Chapman had met Lennon earlier that same day outside the Dakota, asking him to sign a copy of Double Fantasy — the album Lennon and Ono had released just three weeks earlier, his first new music in five years. Lennon signed it. Chapman waited for hours. When the Lennons returned that evening, Chapman called out "Mr. Lennon" and opened fire. He then sat down on the pavement, pulled out a copy of J.D. Salinger's The Catcher in the Rye, and was reading it when police arrived.

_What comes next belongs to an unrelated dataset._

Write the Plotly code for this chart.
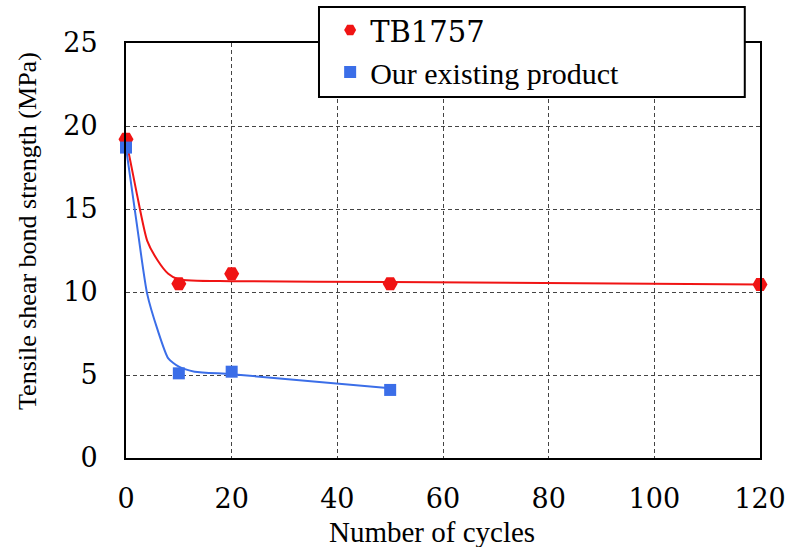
import plotly.graph_objects as go

# Measured points
cycles_tb = [0, 10, 20, 50, 120]
strength_tb = [19.2, 10.5, 11.1, 10.5, 10.45]
cycles_ex = [0, 10, 20, 50]
strength_ex = [18.7, 5.1, 5.2, 4.1]

# Trend lines
trend_tb_x = [0, 2, 4, 6, 8, 10, 20, 50, 120]
trend_tb_y = [19.2, 16.0, 13.1, 11.9, 11.1, 10.75, 10.65, 10.6, 10.45]
trend_ex_x = [0, 2, 4, 6, 8, 10, 13, 20, 50]
trend_ex_y = [18.7, 14.2, 9.9, 7.7, 6.0, 5.5, 5.2, 5.05, 4.2]

x_ticks = [0, 20, 40, 60, 80, 100, 120]
y_ticks = [0, 5, 10, 15, 20, 25]

x_title = "Number of cycles"
y_title = "Tensile shear bond strength (MPa)"

RED = "#f01414"
BLUE = "#3b6ee8"

fig = go.Figure()
fig.add_trace(go.Scatter(x=trend_tb_x, y=trend_tb_y, mode="lines",
                         line=dict(color=RED, width=2, shape="spline", smoothing=0.6),
                         showlegend=False, hoverinfo="skip"))
fig.add_trace(go.Scatter(x=trend_ex_x, y=trend_ex_y, mode="lines",
                         line=dict(color=BLUE, width=2, shape="spline", smoothing=0.6),
                         showlegend=False, hoverinfo="skip"))
fig.add_trace(go.Scatter(x=cycles_tb, y=strength_tb, mode="markers",
                         name="<span style='font-family:DejaVu Serif;font-size:29px'>TB1757</span>",
                         marker=dict(color=RED, size=15, symbol="hexagon2"), cliponaxis=False))
fig.add_trace(go.Scatter(x=cycles_ex, y=strength_ex, mode="markers", name="Our existing product",
                         marker=dict(color=BLUE, size=12, symbol="square"), cliponaxis=False))

fig.add_shape(type="rect", xref="paper", yref="paper",
              x0=0.3044, x1=0.976, y0=0.870, y1=1.0867,
              line=dict(color="black", width=2), fillcolor="white", layer="above")

# Axis titles
fig.add_annotation(text=x_title, xref="paper", yref="paper", x=0.4826, y=-0.178,
                   xanchor="center", yanchor="middle", showarrow=False,
                   font=dict(family="Liberation Serif", size=29, color="black"))
fig.add_annotation(text=y_title, xref="paper", yref="paper", x=-0.1546, y=0.547,
                   xanchor="center", yanchor="middle", showarrow=False, textangle=-90,
                   font=dict(family="Liberation Serif", size=26, color="black"))

axis_common = dict(showgrid=True, gridcolor="#444", griddash="4px,3px", gridwidth=1,
                   showline=True, linecolor="black", linewidth=2, mirror=True,
                   zeroline=False, ticks="outside", tickcolor="rgba(0,0,0,0)",
                   automargin=False,
                   tickfont=dict(family="DejaVu Serif", size=27, color="black"))

fig.update_layout(
    width=789, height=547,
    margin=dict(l=126, r=29, t=43, b=89, autoexpand=False),
    paper_bgcolor="white", plot_bgcolor="white",
    xaxis=dict(range=[0, 120], tickvals=x_ticks, ticklen=16, **axis_common),
    yaxis=dict(range=[0, 25], tickvals=y_ticks, ticklen=21, **axis_common),
    legend=dict(x=0.322, y=1.094, xanchor="left", yanchor="top",
                bgcolor="rgba(0,0,0,0)", borderwidth=0,
                font=dict(family="Liberation Serif", size=30, color="black"),
                itemsizing="constant", tracegroupgap=0),
    showlegend=True,
)

fig.write_html("out.html", config={"displayModeBar": False},
               post_script="document.body.style.margin='0';document.body.style.overflow='hidden';")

Chapman, a 25-year-old former security guard from Honolulu, had travelled to New York specifically to kill Lennon. A former Beatles fan, he had grown fixated on what he perceived as Lennon's hypocrisy — the man who sang "Imagine no possessions" while living in one of Manhattan's most exclusive buildings. Chapman pleaded guilty to second-degree murder and was sentenced to twenty years to life. He remains in prison and has been denied parole repeatedly since becoming eligible in 2000.
The Dakota itself is one of New York's most famous residential buildings — a grand, gated, German Renaissance-style apartment block built in 1884 and overlooking Central Park. Lennon and Ono had lived there since 1973. The building had also been used as the exterior location for Roman Polanski's 1968 film Rosemary's Baby. Lennon loved the building and the neighbourhood; he and Sean would walk through Central Park regularly.
Directly across the road, inside Central Park, is Strawberry Fields — a landscaped memorial dedicated to Lennon by the City of New York in 1985. At its centre is a circular black-and-white mosaic bearing the single word "Imagine." Flowers, candles, and tributes are left there daily. The Dakota's entrance is a private residential building and visitors should be respectful, but the archway where Lennon was shot is visible from the pavement on West 72nd Street.